EXERCISE
Give a verbatim copy of the lines below, minus the pictures.
======
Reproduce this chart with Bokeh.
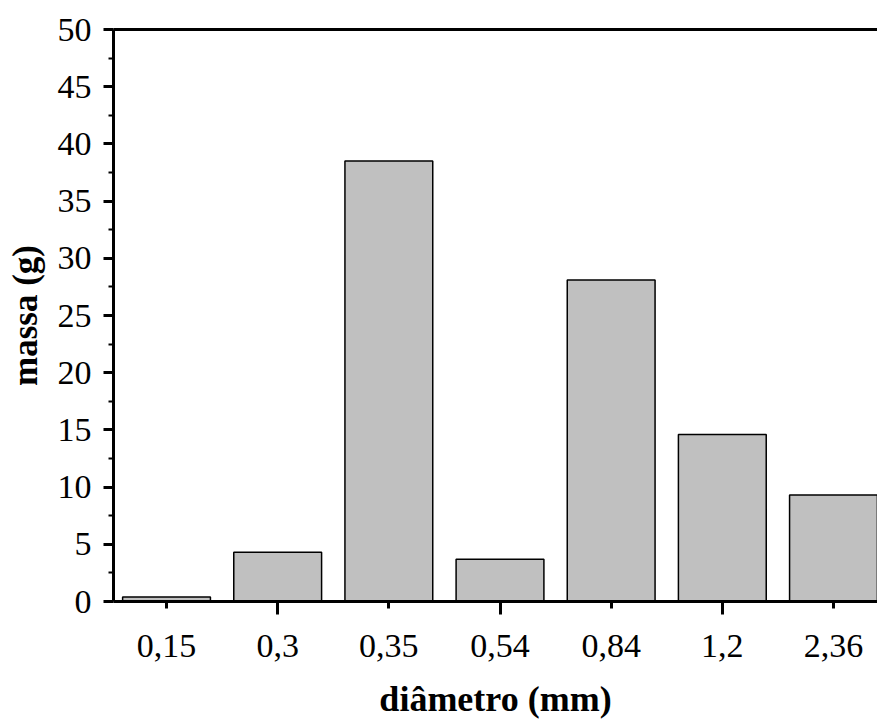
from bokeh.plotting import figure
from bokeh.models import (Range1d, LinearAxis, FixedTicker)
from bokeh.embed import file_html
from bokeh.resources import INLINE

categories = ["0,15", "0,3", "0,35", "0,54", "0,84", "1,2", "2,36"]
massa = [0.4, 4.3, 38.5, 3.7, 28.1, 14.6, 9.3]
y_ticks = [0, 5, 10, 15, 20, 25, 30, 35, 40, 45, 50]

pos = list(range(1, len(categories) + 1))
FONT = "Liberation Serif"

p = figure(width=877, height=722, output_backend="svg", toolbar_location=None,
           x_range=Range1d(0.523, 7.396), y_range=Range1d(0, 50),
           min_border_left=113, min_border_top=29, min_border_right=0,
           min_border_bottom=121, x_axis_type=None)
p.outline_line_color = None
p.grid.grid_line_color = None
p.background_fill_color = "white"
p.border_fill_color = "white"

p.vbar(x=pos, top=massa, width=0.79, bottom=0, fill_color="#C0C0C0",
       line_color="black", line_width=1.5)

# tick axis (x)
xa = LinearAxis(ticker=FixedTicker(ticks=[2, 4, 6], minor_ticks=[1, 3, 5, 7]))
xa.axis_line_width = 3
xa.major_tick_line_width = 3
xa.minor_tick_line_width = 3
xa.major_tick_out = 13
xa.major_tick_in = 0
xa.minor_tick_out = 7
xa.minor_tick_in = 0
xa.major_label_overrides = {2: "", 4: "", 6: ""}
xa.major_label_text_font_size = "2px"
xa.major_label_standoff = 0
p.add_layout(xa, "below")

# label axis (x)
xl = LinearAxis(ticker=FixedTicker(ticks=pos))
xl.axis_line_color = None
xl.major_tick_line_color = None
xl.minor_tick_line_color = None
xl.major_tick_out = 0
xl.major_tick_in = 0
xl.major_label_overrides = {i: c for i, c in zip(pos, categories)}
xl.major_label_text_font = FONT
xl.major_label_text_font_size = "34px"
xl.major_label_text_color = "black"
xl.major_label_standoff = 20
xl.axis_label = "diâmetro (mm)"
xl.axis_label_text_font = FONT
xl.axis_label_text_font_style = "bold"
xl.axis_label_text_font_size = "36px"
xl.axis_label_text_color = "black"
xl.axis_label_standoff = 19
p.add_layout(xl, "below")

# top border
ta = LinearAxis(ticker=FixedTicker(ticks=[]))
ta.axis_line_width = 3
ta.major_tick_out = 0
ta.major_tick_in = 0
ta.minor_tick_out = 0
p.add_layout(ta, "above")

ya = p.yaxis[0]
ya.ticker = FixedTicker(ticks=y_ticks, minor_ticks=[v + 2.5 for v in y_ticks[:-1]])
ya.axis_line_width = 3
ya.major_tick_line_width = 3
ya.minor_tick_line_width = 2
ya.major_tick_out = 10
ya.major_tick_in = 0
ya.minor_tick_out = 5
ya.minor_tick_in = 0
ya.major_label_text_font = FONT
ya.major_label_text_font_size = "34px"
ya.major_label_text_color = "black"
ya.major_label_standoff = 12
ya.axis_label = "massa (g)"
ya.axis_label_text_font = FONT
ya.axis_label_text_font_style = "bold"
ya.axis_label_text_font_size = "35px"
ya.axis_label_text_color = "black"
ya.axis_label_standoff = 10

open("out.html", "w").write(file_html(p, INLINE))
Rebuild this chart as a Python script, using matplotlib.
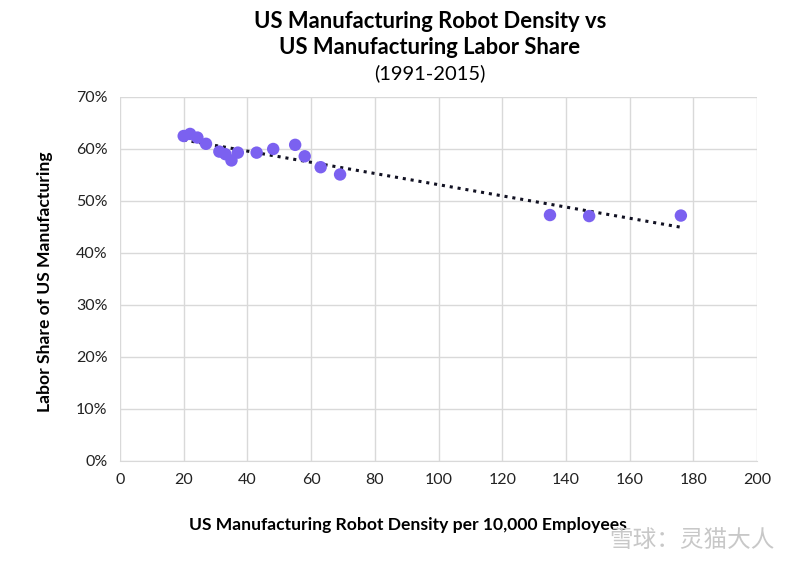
======
SOLUTION FOR THIS TASK
Reproduce this chart with Bokeh.
from bokeh.plotting import figure
from bokeh.models import (Range1d, LinearAxis, FixedTicker)
from bokeh.embed import file_html
from bokeh.resources import INLINE

categories = ["0,15", "0,3", "0,35", "0,54", "0,84", "1,2", "2,36"]
massa = [0.4, 4.3, 38.5, 3.7, 28.1, 14.6, 9.3]
y_ticks = [0, 5, 10, 15, 20, 25, 30, 35, 40, 45, 50]

pos = list(range(1, len(categories) + 1))
FONT = "Liberation Serif"

p = figure(width=877, height=722, output_backend="svg", toolbar_location=None,
           x_range=Range1d(0.523, 7.396), y_range=Range1d(0, 50),
           min_border_left=113, min_border_top=29, min_border_right=0,
           min_border_bottom=121, x_axis_type=None)
p.outline_line_color = None
p.grid.grid_line_color = None
p.background_fill_color = "white"
p.border_fill_color = "white"

p.vbar(x=pos, top=massa, width=0.79, bottom=0, fill_color="#C0C0C0",
       line_color="black", line_width=1.5)

# tick axis (x)
xa = LinearAxis(ticker=FixedTicker(ticks=[2, 4, 6], minor_ticks=[1, 3, 5, 7]))
xa.axis_line_width = 3
xa.major_tick_line_width = 3
xa.minor_tick_line_width = 3
xa.major_tick_out = 13
xa.major_tick_in = 0
xa.minor_tick_out = 7
xa.minor_tick_in = 0
xa.major_label_overrides = {2: "", 4: "", 6: ""}
xa.major_label_text_font_size = "2px"
xa.major_label_standoff = 0
p.add_layout(xa, "below")

# label axis (x)
xl = LinearAxis(ticker=FixedTicker(ticks=pos))
xl.axis_line_color = None
xl.major_tick_line_color = None
xl.minor_tick_line_color = None
xl.major_tick_out = 0
xl.major_tick_in = 0
xl.major_label_overrides = {i: c for i, c in zip(pos, categories)}
xl.major_label_text_font = FONT
xl.major_label_text_font_size = "34px"
xl.major_label_text_color = "black"
xl.major_label_standoff = 20
xl.axis_label = "diâmetro (mm)"
xl.axis_label_text_font = FONT
xl.axis_label_text_font_style = "bold"
xl.axis_label_text_font_size = "36px"
xl.axis_label_text_color = "black"
xl.axis_label_standoff = 19
p.add_layout(xl, "below")

# top border
ta = LinearAxis(ticker=FixedTicker(ticks=[]))
ta.axis_line_width = 3
ta.major_tick_out = 0
ta.major_tick_in = 0
ta.minor_tick_out = 0
p.add_layout(ta, "above")

ya = p.yaxis[0]
ya.ticker = FixedTicker(ticks=y_ticks, minor_ticks=[v + 2.5 for v in y_ticks[:-1]])
ya.axis_line_width = 3
ya.major_tick_line_width = 3
ya.minor_tick_line_width = 2
ya.major_tick_out = 10
ya.major_tick_in = 0
ya.minor_tick_out = 5
ya.minor_tick_in = 0
ya.major_label_text_font = FONT
ya.major_label_text_font_size = "34px"
ya.major_label_text_color = "black"
ya.major_label_standoff = 12
ya.axis_label = "massa (g)"
ya.axis_label_text_font = FONT
ya.axis_label_text_font_style = "bold"
ya.axis_label_text_font_size = "35px"
ya.axis_label_text_color = "black"
ya.axis_label_standoff = 10

open("out.html", "w").write(file_html(p, INLINE))
Rebuild this chart as a Python script, using matplotlib.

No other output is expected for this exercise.